In general, people may gaze each other “in the eyes” (“mutual gaze”), gaze at specific bodily parts (e.g., a pointing gesture) or toward objects or artifacts, gaze at their own gestural behaviors to bring recipient’s focused attention to such activities (“gaze-shifts”; see Streeck 1994), or look in a direction established by another (sometimes called “triadic eye gaze”). These activities, researchers have shown, serve important functions; they “do” things.
When looking at another, a communicator may signal interaction readiness, thereby making himself or herself available, or asking the other, for human contact: this is a first function of gaze (Goffman 1963). A second function of gaze is to regulate interaction and monitor another person’s behavior (Kendon 1967). For instance, speakers cue recipients when it is their turn to talk. Prototypically, a person looks away as they start to speak, presumably to hold their turn of talk, and gazes toward the recipient at the end of their utterance to relinquish the conversational floor or to enable participants to produce smooth transitions in turn-taking sequences. In some interactional contexts, speakers may precisely time their gaze toward listeners to provoke an audible feedback cue, and when a response is offered, their gaze is terminated (“gaze window”; see Bavelas et al. 2002). In short, participants gaze to regulate the flow of conversation. Third, people gaze to convey emotions and relational-intimacy-immediacy cues. Depending on the duration, frequency, and intensity of a gaze, participants may display dominance, liking, or attraction, and when juxtaposed with other nonverbal behaviors such as facial expressions, gazing may convey myriad emotions such as anger or happiness. When people gaze, then, they do not just look at people or objects, but instead, subtleties about how looking is done will perform important, interactionally implicative functions.

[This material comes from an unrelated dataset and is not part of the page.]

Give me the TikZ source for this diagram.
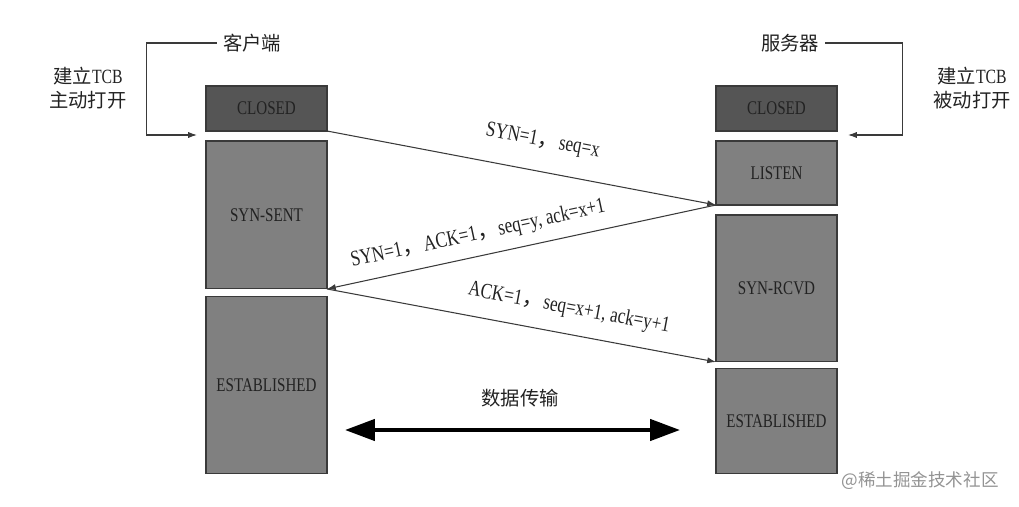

In addition to serving multiple functions, gaze also is something people interpret in particular ways. Across cultures, we find, for instance, that people agree on the meaning of a stare by interpreting it as a sign of assertiveness, suggesting that maintaining gaze and averting or withdrawing may be taken as signs of dominance or weakness. Much work has been done to decipher how gazes may be interpreted. For instance, an early study by Burgoon et al. (1984) about the perceived communicative meaning of gaze evidenced that communicators interpret frequent eye gaze as conveying greater intimacy, immediacy, dominance, persuasiveness, and aggressiveness, while gaze aversion shapes interpretation in the opposite direction. As a later study (Burgoon et al. 1985) also showed, gaze aversion negatively influences job interviewers’ interpretive judgment about a prospective employee, including his or her credibility, competence, or sociability, and decreases the likelihood that they will be hired. How people gaze, then, carries both relational and institutional consequences.

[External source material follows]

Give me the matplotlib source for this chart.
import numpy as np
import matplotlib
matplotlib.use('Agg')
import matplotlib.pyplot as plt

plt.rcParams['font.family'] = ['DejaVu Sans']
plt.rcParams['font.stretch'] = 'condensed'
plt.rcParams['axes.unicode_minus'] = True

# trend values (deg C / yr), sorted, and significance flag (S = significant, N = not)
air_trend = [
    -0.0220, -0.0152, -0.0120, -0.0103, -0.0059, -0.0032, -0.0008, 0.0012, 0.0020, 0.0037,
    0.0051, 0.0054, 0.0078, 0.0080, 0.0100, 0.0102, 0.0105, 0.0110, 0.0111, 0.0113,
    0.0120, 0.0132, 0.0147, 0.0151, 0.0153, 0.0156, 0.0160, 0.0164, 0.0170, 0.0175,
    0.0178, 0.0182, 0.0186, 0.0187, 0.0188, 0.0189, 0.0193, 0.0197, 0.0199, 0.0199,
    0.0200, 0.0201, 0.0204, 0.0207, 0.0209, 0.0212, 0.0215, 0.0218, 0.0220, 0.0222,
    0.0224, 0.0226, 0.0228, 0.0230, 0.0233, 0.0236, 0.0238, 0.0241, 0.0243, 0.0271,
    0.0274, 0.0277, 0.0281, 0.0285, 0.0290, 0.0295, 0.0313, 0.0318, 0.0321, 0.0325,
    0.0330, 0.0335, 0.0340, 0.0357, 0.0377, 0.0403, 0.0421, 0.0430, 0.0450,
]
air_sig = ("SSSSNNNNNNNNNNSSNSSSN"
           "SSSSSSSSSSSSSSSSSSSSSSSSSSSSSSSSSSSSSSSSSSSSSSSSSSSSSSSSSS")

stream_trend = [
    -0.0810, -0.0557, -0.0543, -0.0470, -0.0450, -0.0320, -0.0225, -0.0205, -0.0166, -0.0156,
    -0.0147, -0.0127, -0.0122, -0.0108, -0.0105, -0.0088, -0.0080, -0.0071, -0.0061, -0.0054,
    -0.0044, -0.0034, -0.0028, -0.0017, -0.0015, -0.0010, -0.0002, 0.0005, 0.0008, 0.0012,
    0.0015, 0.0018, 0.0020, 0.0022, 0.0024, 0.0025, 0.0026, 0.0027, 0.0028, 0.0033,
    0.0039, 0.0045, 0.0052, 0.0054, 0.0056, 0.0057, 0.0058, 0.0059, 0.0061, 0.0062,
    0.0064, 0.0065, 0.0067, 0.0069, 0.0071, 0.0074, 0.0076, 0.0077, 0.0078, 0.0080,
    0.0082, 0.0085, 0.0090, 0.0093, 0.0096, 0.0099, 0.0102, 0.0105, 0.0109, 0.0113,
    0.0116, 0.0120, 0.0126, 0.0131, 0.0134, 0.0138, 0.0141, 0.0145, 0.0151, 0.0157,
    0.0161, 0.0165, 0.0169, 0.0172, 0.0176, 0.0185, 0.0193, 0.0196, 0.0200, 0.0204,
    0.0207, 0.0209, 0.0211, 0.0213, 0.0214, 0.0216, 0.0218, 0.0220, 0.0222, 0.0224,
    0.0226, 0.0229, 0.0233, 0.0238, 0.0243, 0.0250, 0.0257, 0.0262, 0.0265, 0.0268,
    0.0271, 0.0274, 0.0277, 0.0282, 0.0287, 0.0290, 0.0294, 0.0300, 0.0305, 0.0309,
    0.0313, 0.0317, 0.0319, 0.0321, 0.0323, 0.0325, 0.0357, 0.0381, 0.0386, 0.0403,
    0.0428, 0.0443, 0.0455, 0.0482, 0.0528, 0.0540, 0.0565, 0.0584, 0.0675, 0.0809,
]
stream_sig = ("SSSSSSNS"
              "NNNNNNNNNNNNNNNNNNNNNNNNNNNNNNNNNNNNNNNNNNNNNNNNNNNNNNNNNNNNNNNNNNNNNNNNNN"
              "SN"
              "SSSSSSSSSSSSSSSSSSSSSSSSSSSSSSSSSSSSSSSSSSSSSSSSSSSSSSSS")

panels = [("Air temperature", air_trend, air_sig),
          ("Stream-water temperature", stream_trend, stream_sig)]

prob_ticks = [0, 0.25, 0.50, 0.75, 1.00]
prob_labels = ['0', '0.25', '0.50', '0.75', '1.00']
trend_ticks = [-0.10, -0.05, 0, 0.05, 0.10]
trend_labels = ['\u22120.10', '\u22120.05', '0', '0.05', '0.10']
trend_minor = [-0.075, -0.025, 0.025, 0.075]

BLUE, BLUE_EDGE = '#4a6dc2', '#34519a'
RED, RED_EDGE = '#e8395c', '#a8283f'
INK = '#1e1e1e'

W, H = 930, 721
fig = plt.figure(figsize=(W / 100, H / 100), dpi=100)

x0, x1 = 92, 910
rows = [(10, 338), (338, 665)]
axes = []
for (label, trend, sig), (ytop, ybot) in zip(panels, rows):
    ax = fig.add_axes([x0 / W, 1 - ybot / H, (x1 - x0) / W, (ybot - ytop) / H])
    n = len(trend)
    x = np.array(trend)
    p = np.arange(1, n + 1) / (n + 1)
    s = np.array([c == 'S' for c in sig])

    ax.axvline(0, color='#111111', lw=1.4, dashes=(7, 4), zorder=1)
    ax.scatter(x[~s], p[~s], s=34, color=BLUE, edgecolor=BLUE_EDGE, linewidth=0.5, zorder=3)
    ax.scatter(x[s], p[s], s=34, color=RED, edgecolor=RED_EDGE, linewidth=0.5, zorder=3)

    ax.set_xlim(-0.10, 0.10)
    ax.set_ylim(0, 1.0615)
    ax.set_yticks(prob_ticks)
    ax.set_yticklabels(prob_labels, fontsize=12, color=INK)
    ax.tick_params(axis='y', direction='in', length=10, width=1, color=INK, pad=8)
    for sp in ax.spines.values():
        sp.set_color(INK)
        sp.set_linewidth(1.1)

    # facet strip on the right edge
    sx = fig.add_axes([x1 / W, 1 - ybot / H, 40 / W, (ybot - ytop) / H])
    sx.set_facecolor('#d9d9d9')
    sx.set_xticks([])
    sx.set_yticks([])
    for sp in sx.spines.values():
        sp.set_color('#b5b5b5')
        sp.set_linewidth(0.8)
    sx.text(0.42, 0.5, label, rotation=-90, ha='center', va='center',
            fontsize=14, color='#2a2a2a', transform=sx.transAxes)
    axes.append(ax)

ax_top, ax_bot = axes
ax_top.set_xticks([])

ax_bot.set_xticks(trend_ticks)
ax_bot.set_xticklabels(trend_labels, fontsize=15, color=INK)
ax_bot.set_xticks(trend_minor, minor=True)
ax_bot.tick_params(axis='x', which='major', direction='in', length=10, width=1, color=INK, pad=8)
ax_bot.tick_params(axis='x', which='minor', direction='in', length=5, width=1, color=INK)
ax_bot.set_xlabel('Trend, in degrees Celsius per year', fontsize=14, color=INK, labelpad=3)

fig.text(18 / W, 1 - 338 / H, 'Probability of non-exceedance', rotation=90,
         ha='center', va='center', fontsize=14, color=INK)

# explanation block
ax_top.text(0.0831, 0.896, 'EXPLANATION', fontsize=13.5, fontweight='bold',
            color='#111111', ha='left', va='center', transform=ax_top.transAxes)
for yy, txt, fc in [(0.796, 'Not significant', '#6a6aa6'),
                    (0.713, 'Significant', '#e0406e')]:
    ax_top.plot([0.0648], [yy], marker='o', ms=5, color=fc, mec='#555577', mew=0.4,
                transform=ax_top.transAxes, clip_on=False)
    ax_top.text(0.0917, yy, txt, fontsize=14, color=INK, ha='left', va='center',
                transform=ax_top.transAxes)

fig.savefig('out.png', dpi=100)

Although gaze activities shape cultural members’ interpretive-perceptual judgment, some research has examined how people interpret, orient to, and react to a particular gaze in the course of naturally occurring interaction. One recent study, for instance, showed how children interpret and differentiate the meaning of caregivers’ multiple kinds of gazing activities (Kidwell 2005). As the author illustrated, young children differentiate caregivers’ “mere looks” from “the look” by orienting to the gaze’s implication on subsequent actions, particularly the likelihood that caregivers will intervene on sanctionable activities. How to interpret a gaze, then, is not just a matter of perception, but becomes meaningful, and collaboratively achieved, in and through interactional actions performed “in the moment.”
To date, research on gaze-in-interaction has offered a rich descriptive account of how people coordinate their communicative activities to accomplish particular interactional (e.g., taking turns at speaking), relational (e.g., cueing intimacy and attraction), and institutional tasks (e.g., disciplining children or being compliant with and resistant to therapy). Interestingly, findings about how gazing operates in human interaction have been influential, shaping the design of accurate gazing behaviors from conversational agents operating within virtual environments or mediated conversation.